Data Model

Domain

Domains are namespaces, strictly partitioned, providing a context for authoritative statements to be made about the entities it contains.

Policies

To implement access control, we have policies in our domain that govern the use of our resources. A policy is a set of assertions (rules) about granting or denying an operation/action on a resource.

Resources

Resources aren't explicitly modeled in Athenz, they are referred to by name. A resource is something that is "owned" and controlled in a specific domain by the provider service. Each service using Athenz for authorization is responsible for defining their own resources and referencing them in their policy rules (assertions).

Actions

Similar to resources, actions are also controlled by the service owners. Athenz does not own nor enforce the actions on resources. They are only referenced in policies and used by Athenz to carry out authorization checks and return the appropriate response to the caller.

Roles

A role can be thought of as a group and anyone in the group can assume the role that takes a particular action. Every policy assertion describes what can be done by a role.

Principal

The actors in Athenz that can assume a role are called principals. These principals are authenticated and can be users or services. Athenz currently provides service identity and authentication support.

Groups

To simplify principal management, the users and services can be included in Groups. Then, the Group can be added as a member to any role within Athenz thus granting the members of that group access to the configured resources.

Service Authentication

Athenz provides secure identity in the form of short-lived X.509 certificates for every workload or service deployed in private (e.g. OpenStack, Kubernetes) or public cloud (e.g. AWS EC2, ECS, Fargate, Lambda). Using these X.509 certificates, clients and services establish secure connections and through mutual TLS authentication verify each other's identity. The service identity certificates are only valid for 30 days and the service identity agents (SIA) part of those frameworks automatically refresh them daily. The term service within Athenz is more generic than a traditional service. A service identity could represent a command, job, daemon, workflow, as well as both an application client and application service.

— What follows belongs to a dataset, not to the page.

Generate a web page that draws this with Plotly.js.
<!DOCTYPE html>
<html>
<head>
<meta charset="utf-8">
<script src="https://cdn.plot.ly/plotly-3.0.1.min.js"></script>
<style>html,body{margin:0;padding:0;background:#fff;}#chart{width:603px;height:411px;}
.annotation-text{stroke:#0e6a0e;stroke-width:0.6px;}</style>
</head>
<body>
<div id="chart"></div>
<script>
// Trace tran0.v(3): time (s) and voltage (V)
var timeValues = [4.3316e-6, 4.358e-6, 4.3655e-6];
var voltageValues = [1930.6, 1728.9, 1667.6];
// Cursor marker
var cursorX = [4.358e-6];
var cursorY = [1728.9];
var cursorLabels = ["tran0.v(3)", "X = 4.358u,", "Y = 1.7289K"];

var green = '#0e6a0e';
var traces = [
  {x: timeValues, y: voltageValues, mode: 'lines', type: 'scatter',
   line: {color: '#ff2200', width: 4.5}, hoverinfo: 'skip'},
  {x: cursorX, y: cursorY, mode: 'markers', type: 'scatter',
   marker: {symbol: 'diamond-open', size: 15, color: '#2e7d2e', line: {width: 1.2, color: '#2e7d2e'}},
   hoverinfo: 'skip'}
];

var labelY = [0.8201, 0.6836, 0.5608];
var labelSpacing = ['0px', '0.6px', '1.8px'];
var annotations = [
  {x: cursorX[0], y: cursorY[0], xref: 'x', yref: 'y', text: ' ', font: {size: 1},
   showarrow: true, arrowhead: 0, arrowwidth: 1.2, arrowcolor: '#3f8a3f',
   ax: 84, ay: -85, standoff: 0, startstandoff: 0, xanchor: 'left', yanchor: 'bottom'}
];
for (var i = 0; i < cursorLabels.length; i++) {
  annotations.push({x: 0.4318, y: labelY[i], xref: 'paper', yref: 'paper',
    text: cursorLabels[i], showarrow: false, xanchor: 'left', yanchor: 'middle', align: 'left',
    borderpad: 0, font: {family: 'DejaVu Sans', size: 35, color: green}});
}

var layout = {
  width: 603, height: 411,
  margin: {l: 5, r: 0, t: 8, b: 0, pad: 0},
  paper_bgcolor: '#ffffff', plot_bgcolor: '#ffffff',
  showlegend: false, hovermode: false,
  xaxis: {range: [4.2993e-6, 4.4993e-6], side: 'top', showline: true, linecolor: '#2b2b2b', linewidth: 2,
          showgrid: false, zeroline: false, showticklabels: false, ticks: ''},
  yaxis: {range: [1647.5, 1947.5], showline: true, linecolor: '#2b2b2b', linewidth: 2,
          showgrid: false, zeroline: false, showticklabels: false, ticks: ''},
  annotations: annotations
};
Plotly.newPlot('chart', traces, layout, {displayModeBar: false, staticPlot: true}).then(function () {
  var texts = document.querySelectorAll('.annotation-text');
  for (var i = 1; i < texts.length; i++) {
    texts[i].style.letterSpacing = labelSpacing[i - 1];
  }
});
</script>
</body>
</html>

Role-Based Authorization (RBAC)

Once the client is authenticated with its X.509 certificate, the service can then check if the given client is authorized to carry out the requested action. Athenz provides fine-grained role-based access control (RBAC) support for a centralized management system with support for control-plane access control decisions and a decentralized enforcement mechanism suitable for data-plane access control decisions. It also provides a delegated management model that supports multi-tenant and self-service concepts. Learn More

Centralized Access Control

A traditional centralized mechanism works as expected for services that are not dealing with the decentralized authorization: the server with resources can simply ask the Athenz Management Service directly about access, passing the service identity and resource/action information to get a simple boolean answer. It is suitable for provisioning and configuration use cases where latency for authorization checks is not important. Learn More

Decentralized Access Control

A more interesting scenario introduces the local policy engine (ZPE), and a few supporting changes. Rather than directly asking for an access check with a principal identity, the identity is instead used to get an access token, and that is presented to the target service until it expires. This mechanism allows a service to make a completely local access check against ZPE, given an access token and locally cached policies. Learn More

Zero Trust Principles

Zero Trust is a security model to defend against modern day adversaries. In a nutshell, the Zero Trust model stipulates that in order to establish or maintain a certain level of security, any and all trust amongst participating entities has to be explicit and limited , not implicit or inherited and broad or persistent. That is, by default a system or service will not trust any user or client. While this does not sound particularly revolutionary, it does overturn a few decades of common practice of perimeter security ("hard shell, soft internals") whereby a privileged position inside a network, such as being on a VPN, implicitly grants access to various services. Instead, in a Zero Trust network, the underlying assumption is that enterprise users, devices, applications, and data are at constant risk of compromise both from external as well as internal threats. As part of a typical Attack Life Cycle, after an initial compromise, attackers will attempt to move laterally within the target infrastructure. As a result, the surrounding environment of even "internal" services must be assumed to be hostile, untrusted. Zero Trust treats the surrounding environment as inherently untrusted, thereby mandating the application of a few core principles:

Traffic Encryption

All network traffic between services, clients, and components must be encrypted in transit, as all networks are considered hostile.

AuthN and AuthZ

Always authenticate and always verify authorization all the way up to an appropriate Root Of Trust.

Dynamic trust

Any given entity is trusted only for a limited duration, and only when it is expected (e.g., authenticated and authorized). Trust may also be context-dependent.

Least Privilege

Entities—whether people, organizations, hardware, or software—are granted only the least privilege required to accomplish their current tasks. Any particular grant of privilege ends when the task for which it was granted ends. New tasks require new grants of privilege.